§ **Your objective**
A verbatim copy is needed of the lines from the one containing "Clone this chart in matplotlib." down to the one containing "ax = fig.add_axes([left", inclusive. Print it with no pictures.

Charts and diagrams as code:
start

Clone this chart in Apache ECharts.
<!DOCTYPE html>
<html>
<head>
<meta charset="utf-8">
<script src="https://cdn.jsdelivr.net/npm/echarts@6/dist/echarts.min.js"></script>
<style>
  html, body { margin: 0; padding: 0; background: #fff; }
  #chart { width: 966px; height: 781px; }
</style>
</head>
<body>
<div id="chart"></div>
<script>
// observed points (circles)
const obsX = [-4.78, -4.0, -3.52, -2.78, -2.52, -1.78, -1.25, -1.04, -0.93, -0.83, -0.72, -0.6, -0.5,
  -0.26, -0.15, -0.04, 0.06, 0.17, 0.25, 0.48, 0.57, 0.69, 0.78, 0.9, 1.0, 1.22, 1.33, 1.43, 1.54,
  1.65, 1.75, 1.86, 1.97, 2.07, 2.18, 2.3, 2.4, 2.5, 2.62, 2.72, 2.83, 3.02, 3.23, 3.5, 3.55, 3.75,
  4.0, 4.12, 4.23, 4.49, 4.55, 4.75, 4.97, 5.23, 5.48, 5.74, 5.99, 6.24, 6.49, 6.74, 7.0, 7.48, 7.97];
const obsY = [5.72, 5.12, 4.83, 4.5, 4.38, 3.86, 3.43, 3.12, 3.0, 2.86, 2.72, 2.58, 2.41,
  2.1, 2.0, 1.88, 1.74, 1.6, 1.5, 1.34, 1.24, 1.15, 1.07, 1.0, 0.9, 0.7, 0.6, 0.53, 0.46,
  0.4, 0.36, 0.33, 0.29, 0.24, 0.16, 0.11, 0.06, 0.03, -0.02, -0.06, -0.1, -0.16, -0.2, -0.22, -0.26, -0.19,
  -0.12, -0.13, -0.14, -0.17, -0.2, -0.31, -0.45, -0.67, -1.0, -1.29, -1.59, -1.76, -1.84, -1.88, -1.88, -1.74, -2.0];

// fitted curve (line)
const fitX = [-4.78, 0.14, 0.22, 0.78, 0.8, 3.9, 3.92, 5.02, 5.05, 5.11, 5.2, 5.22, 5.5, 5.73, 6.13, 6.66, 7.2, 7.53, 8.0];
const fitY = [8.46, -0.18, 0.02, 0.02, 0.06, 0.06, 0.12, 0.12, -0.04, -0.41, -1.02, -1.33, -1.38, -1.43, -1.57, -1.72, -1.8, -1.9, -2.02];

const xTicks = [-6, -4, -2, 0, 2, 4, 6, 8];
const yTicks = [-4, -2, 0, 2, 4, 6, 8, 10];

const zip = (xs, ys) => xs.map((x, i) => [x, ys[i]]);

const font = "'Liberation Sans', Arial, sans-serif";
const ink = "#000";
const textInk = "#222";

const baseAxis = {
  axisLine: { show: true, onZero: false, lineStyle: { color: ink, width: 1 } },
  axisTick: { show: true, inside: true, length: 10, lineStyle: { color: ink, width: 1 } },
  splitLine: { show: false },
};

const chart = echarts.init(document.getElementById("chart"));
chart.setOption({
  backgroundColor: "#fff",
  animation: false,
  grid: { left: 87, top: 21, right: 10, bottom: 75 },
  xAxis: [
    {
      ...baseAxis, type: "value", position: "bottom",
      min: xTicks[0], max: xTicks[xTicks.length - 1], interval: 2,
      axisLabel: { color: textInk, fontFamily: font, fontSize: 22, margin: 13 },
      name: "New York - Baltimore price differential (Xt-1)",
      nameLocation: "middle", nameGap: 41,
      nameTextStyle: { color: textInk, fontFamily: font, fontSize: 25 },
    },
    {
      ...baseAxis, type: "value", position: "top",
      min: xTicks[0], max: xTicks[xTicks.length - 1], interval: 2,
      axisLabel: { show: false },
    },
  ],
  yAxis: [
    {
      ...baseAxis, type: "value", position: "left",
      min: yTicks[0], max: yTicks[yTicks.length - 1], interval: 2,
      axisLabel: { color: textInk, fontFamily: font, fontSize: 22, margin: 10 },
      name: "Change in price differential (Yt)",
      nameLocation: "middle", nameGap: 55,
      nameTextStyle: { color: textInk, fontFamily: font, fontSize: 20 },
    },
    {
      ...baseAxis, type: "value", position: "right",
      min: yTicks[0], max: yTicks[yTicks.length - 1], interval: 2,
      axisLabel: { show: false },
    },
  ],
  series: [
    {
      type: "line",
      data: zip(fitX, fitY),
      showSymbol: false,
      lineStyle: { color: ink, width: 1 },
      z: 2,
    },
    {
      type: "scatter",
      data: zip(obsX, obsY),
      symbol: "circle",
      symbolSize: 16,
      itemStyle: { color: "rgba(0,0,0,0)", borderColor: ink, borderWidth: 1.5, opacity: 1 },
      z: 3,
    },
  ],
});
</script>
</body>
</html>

end
start

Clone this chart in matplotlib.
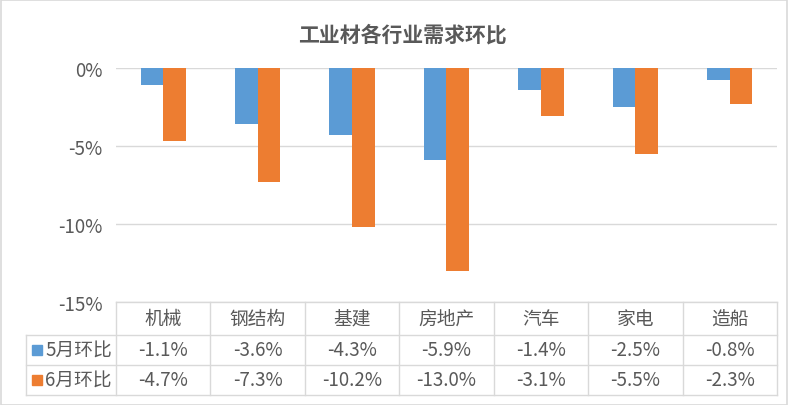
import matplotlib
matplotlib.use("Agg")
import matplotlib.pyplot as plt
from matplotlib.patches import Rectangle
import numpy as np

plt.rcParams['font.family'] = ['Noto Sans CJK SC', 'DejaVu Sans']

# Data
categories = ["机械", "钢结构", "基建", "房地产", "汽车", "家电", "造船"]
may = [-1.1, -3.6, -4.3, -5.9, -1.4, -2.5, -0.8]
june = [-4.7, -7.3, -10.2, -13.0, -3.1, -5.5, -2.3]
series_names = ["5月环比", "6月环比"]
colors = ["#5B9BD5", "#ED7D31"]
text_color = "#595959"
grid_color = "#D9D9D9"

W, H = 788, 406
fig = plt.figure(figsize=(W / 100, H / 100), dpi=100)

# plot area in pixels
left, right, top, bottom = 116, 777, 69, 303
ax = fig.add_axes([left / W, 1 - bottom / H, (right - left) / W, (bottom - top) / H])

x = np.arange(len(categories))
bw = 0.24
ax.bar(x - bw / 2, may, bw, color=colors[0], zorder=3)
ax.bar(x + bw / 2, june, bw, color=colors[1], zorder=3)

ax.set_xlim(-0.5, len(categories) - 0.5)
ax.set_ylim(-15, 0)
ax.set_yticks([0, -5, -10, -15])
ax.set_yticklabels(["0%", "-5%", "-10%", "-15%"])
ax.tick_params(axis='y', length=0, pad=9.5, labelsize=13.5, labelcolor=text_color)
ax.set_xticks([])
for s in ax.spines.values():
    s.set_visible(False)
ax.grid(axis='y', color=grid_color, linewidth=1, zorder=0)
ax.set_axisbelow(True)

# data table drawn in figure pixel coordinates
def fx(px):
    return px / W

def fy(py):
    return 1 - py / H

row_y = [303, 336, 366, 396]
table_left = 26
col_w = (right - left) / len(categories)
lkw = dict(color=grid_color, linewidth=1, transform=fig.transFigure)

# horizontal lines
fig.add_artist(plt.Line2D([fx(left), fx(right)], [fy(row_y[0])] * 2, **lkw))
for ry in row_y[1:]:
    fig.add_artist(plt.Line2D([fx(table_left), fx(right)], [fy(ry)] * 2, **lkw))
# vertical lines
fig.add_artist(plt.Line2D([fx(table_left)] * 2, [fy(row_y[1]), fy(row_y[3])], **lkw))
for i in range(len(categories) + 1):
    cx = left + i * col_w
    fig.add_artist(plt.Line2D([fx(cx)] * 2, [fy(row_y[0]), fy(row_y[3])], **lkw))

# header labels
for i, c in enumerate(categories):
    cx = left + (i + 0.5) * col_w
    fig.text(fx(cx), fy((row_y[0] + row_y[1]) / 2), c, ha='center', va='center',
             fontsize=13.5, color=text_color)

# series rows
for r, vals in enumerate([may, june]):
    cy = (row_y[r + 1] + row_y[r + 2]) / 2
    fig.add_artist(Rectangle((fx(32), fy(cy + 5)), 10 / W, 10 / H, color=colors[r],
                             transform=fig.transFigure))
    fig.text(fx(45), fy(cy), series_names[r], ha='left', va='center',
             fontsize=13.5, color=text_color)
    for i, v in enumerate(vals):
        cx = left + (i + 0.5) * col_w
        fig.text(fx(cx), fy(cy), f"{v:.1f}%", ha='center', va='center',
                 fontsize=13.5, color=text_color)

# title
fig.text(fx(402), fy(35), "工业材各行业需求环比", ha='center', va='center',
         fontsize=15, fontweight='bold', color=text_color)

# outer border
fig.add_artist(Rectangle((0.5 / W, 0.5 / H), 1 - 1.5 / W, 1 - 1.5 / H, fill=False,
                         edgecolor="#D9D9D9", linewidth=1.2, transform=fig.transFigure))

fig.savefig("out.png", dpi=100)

end

§ **Result for this exercise**
Clone this chart in matplotlib.
import matplotlib
matplotlib.use("Agg")
import matplotlib.pyplot as plt
from matplotlib.patches import Rectangle
import numpy as np

plt.rcParams['font.family'] = ['Noto Sans CJK SC', 'DejaVu Sans']

# Data
categories = ["机械", "钢结构", "基建", "房地产", "汽车", "家电", "造船"]
may = [-1.1, -3.6, -4.3, -5.9, -1.4, -2.5, -0.8]
june = [-4.7, -7.3, -10.2, -13.0, -3.1, -5.5, -2.3]
series_names = ["5月环比", "6月环比"]
colors = ["#5B9BD5", "#ED7D31"]
text_color = "#595959"
grid_color = "#D9D9D9"

W, H = 788, 406
fig = plt.figure(figsize=(W / 100, H / 100), dpi=100)

# plot area in pixels
left, right, top, bottom = 116, 777, 69, 303
ax = fig.add_axes([left / W, 1 - bottom / H, (right - left) / W, (bottom - top) / H])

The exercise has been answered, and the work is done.